What Gives You The Right?
Our ideas concerning human rights are a good example. Most think the idea that each human being on the planet has inherent equal worth and is entitled to undeniable rights is just obvious. Granted, even the founders of our nation thought so when they penned the famous words, “We hold these truths to be self-evident, that all men are created equal.” The truth, however, is that such thought was shaped by philosophical trends of the era in which our founders lived, birthed within the context of a predominantly Christian culture.
Don’t get me wrong: I am not saying these timeless words do not reflect a universal reality. But there is a difference between what is universally true and what is self-evident. Our founders embraced the concept of human equality and dignity as a result of centuries of Christian civilization.
The Science of Human Dignity
Of course, one could argue that this is all hogwash (I have been wanting to use that word for a while!), that the concept of human rights arose spontaneously and naturally from our progress as a civilization, or perhaps through education. As people became more educated, the idea goes, they naturally acquired the concept that all people should be treated fairly and equally, and are endowed with certain rights.
But honestly, it is difficult to make that case. It is difficult to see, for example, how science has led to the belief in the inherent goodness of people, or even the value of people at all. One could easily argue quite the opposite, that since (according to current scientific thought) we are all cosmic evolutionary accidents in a purely material universe, than none of us has value, and survival and self-interest is the only true moral code.

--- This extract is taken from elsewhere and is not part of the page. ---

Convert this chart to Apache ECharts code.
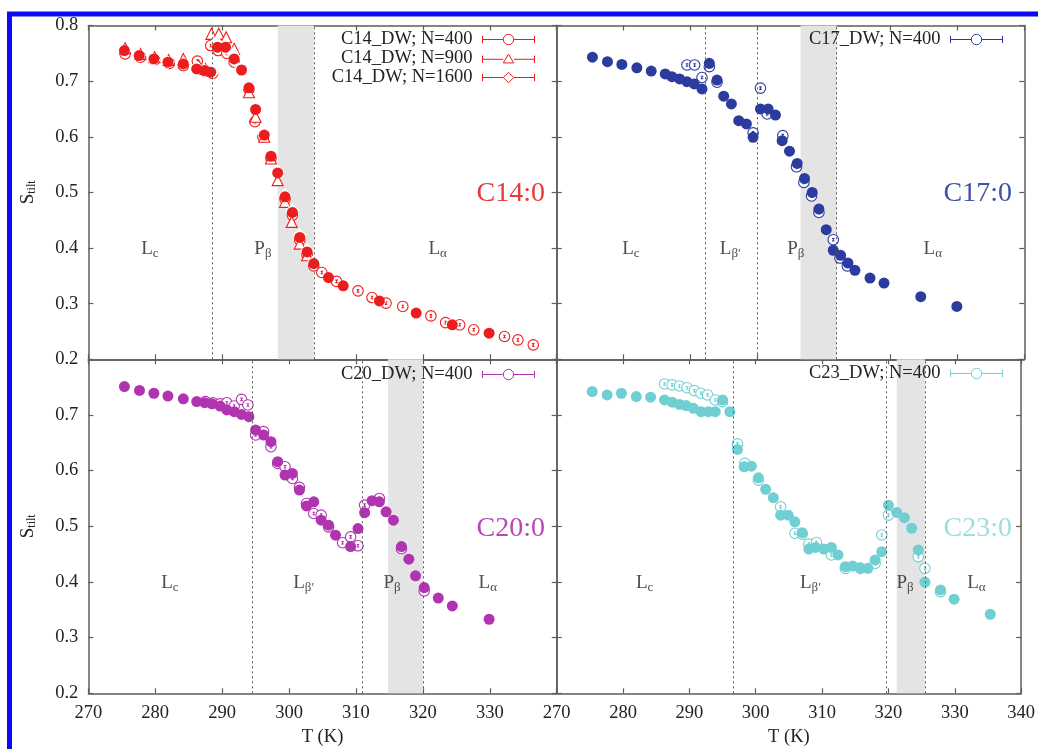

But as Keller points out, science has indeed given rise to something: The idea that we are not accountable to anything. C.S. Lewis points out in The Abolition of Man that science has much more in common with magic than we might realize, in that both represent an impulse in the human spirit to control and dominate the world around us, rather than see ourselves as a part of that world, with an obligation to conform to its principles and values.

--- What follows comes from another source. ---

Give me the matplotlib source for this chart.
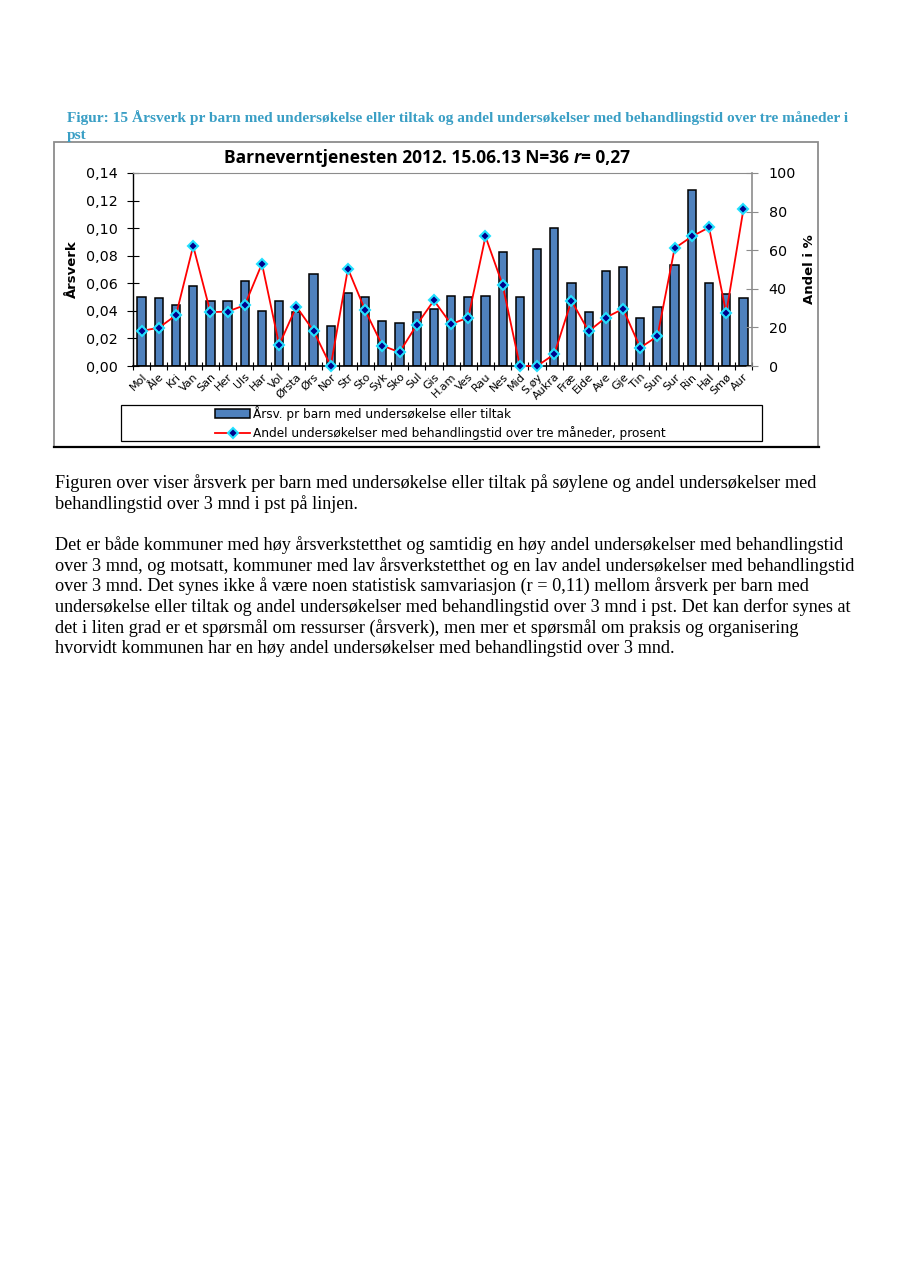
import numpy as np
import matplotlib
matplotlib.use("Agg")
import matplotlib.pyplot as plt
from matplotlib.patches import Rectangle
from matplotlib.lines import Line2D
from matplotlib.ticker import FuncFormatter, MultipleLocator

# kommuner
kommuner = ["Mol", "Åle", "Kri", "Van", "San", "Her", "Uls", "Har", "Vol", "Ørsta",
            "Ørs", "Nor", "Str", "Sto", "Syk", "Sko", "Sul", "Gis", "H.am", "Ves",
            "Rau", "Nes", "Mid", "S.øy", "Aukra", "Fræ", "Eide", "Ave", "Gje", "Tin",
            "Sun", "Sur", "Rin", "Hal", "Smø", "Aur"]

# årsverk pr barn med undersøkelse eller tiltak (søyler, venstre akse)
arsverk = [0.050, 0.049, 0.044, 0.058, 0.047, 0.047, 0.062, 0.040, 0.047, 0.039,
           0.067, 0.029, 0.053, 0.050, 0.033, 0.031, 0.039, 0.041, 0.051, 0.050,
           0.051, 0.083, 0.050, 0.085, 0.100, 0.060, 0.039, 0.069, 0.072, 0.035,
           0.043, 0.073, 0.128, 0.060, 0.052, 0.049]

# andel undersøkelser med behandlingstid over tre måneder, prosent (linje, høyre akse)
andel = [18.2, 19.8, 26.3, 62.2, 27.9, 28.2, 31.5, 53.0, 10.9, 30.8,
         18.2, 0.0, 50.4, 28.9, 10.6, 7.1, 21.3, 34.0, 21.7, 25.1,
         67.1, 41.9, 0.0, 0.0, 6.1, 33.8, 18.0, 25.1, 29.6, 9.5,
         15.4, 61.0, 67.1, 71.8, 27.4, 81.1]

caption = ["Figur: 15 Årsverk pr barn med undersøkelse eller tiltak og andel undersøkelser med behandlingstid over tre måneder i",
           "pst"]
body = [
    (488, "Figuren over viser årsverk per barn med undersøkelse eller tiltak på søylene og andel undersøkelser med"),
    (508.5, "behandlingstid over 3 mnd i pst på linjen."),
    (550, "Det er både kommuner med høy årsverkstetthet og samtidig en høy andel undersøkelser med behandlingstid"),
    (570.7, "over 3 mnd, og motsatt, kommuner med lav årsverkstetthet og en lav andel undersøkelser med behandlingstid"),
    (591.3, "over 3 mnd. Det synes ikke å være noen statistisk samvariasjon (r = 0,11) mellom årsverk per barn med"),
    (611.9, "undersøkelse eller tiltak og andel undersøkelser med behandlingstid over 3 mnd i pst. Det kan derfor synes at"),
    (632.5, "det i liten grad er et spørsmål om ressurser (årsverk), men mer et spørsmål om praksis og organisering"),
    (653.1, "hvorvidt kommunen har en høy andel undersøkelser med behandlingstid over 3 mnd."),
]

W, H = 908, 1286
fig = plt.figure(figsize=(W / 100, H / 100), dpi=100)
fig.patch.set_facecolor("white")


def fx(px):
    return px / W


def fy(py):
    return 1 - py / H


# figure caption
fig.text(fx(67), fy(122), caption[0], family="Liberation Serif", weight="bold",
         fontsize=11.05, color="#3a9fc5", va="baseline")
fig.text(fx(67), fy(139.5), caption[1], family="Liberation Serif", weight="bold",
         fontsize=11.05, color="#3a9fc5", va="baseline")

# chart frame
fig.patches.append(Rectangle((fx(54), fy(447)), fx(818) - fx(54), fy(142) - fy(447),
                             transform=fig.transFigure, fill=False, ec="#8c8c8c", lw=1.3))
fig.lines.append(Line2D([fx(54), fx(819)], [fy(447), fy(447)], transform=fig.transFigure,
                        color="black", lw=1.6))

ax = fig.add_axes([fx(133), fy(366), fx(752) - fx(133), fy(173) - fy(366)])
x = np.arange(len(kommuner))
bars = ax.bar(x, arsverk, width=0.48, color="#4f81bd", edgecolor="black", lw=1.1, zorder=2)
ax.set_xlim(-0.5, len(kommuner) - 0.5)
ax.set_ylim(0, 0.14)
ax.yaxis.set_major_locator(MultipleLocator(0.02))
ax.yaxis.set_major_formatter(FuncFormatter(lambda v, p: f"{v:.2f}".replace(".", ",")))
ax.set_xticks(x)
ax.set_xticklabels(kommuner, rotation=45, ha="right", va="top", rotation_mode="anchor",
                   fontsize=8, family="DejaVu Sans")
ax.set_xticks(np.arange(-0.5, len(kommuner)), minor=True)
ax.tick_params(axis="x", which="major", length=0, pad=4)
ax.tick_params(axis="x", which="minor", direction="inout", length=6, width=0.8)
ax.tick_params(axis="y", direction="inout", length=8, width=0.8, labelsize=10.3, pad=7)
for lab in ax.get_yticklabels():
    lab.set_family("DejaVu Sans")
ax.spines["top"].set_color("#8c8c8c")
ax.spines["right"].set_visible(False)
ax.spines["left"].set_linewidth(1.0)
ax.spines["bottom"].set_linewidth(1.2)
ax.set_ylabel("Årsverk", fontsize=9.5, weight="bold", family="DejaVu Sans", labelpad=5)

ax2 = ax.twinx()
line, = ax2.plot(x, andel, color="red", lw=1.3, marker="D", markersize=5.5,
                 markerfacecolor="#00008b", markeredgecolor="#22e0ff", markeredgewidth=1.5,
                 zorder=3, clip_on=False)
ax2.set_ylim(0, 100)
ax2.yaxis.set_major_locator(MultipleLocator(20))
ax2.tick_params(axis="y", direction="inout", length=8, width=0.8, color="#8c8c8c",
                labelsize=10.3, pad=8)
for lab in ax2.get_yticklabels():
    lab.set_family("DejaVu Sans")
for s in ["top", "left", "bottom"]:
    ax2.spines[s].set_visible(False)
ax2.spines["right"].set_color("#8c8c8c")
ax2.spines["right"].set_linewidth(1.2)
ax2.set_ylabel("Andel i %", fontsize=9.5, weight="bold", family="DejaVu Sans",
               rotation=90, labelpad=5)

# title with italic r
renderer = fig.canvas.get_renderer()
tparts = [("Barneverntjenesten 2012. 15.06.13 N=36 ", "normal"), ("r", "italic"), ("= 0,27", "normal")]
objs = []
for s, st in tparts:
    objs.append(fig.text(0, fy(163), s, family="Open Sans", weight="bold", style=st,
                         fontsize=12.5, va="baseline"))
widths = [o.get_window_extent(renderer).width for o in objs]
start = 427 - sum(widths) / 2
for o, w in zip(objs, widths):
    o.set_x(fx(start))
    start += w

# legend
fig.patches.append(Rectangle((fx(121), fy(441)), fx(762) - fx(121), fy(405) - fy(441),
                             transform=fig.transFigure, fill=False, ec="black", lw=0.9))
fig.legend([bars, line],
           ["Årsv. pr barn med undersøkelse eller tiltak",
            "Andel undersøkelser med behandlingstid over tre måneder, prosent"],
           loc="center left", bbox_to_anchor=(fx(209), fy(423)), frameon=False,
           prop={"family": "DejaVu Sans", "size": 8.7}, handlelength=2.9, handletextpad=0.25,
           labelspacing=0.45, borderpad=0)

# body text
for yy, s in body:
    fig.text(fx(55), fy(yy), s, family="Liberation Serif", fontsize=13.15, va="baseline")

fig.savefig("out.png", dpi=100)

The Scientific Christian Fusion
Today this scientific impulse has combined with ideas about human rights and human dignity to create a collective philosophy that states, “We all have an inherent basic human right not to be told that we are accountable to anything.” It has become a crime to suggest that anything someone is doing might be wrong, or have any moral implications. And in such a world, God Himself is the greatest human rights violator.
Of course, a God who has no right to punish us for our sins also has no way of forgiving us of our sins. But we might be accepting of this tragic loss of mercy, so long as we retain our right to live as we please.
The problem, however, is that such a philosophy starts to become quite indistinguishable from another Christian concept: Lawlessness.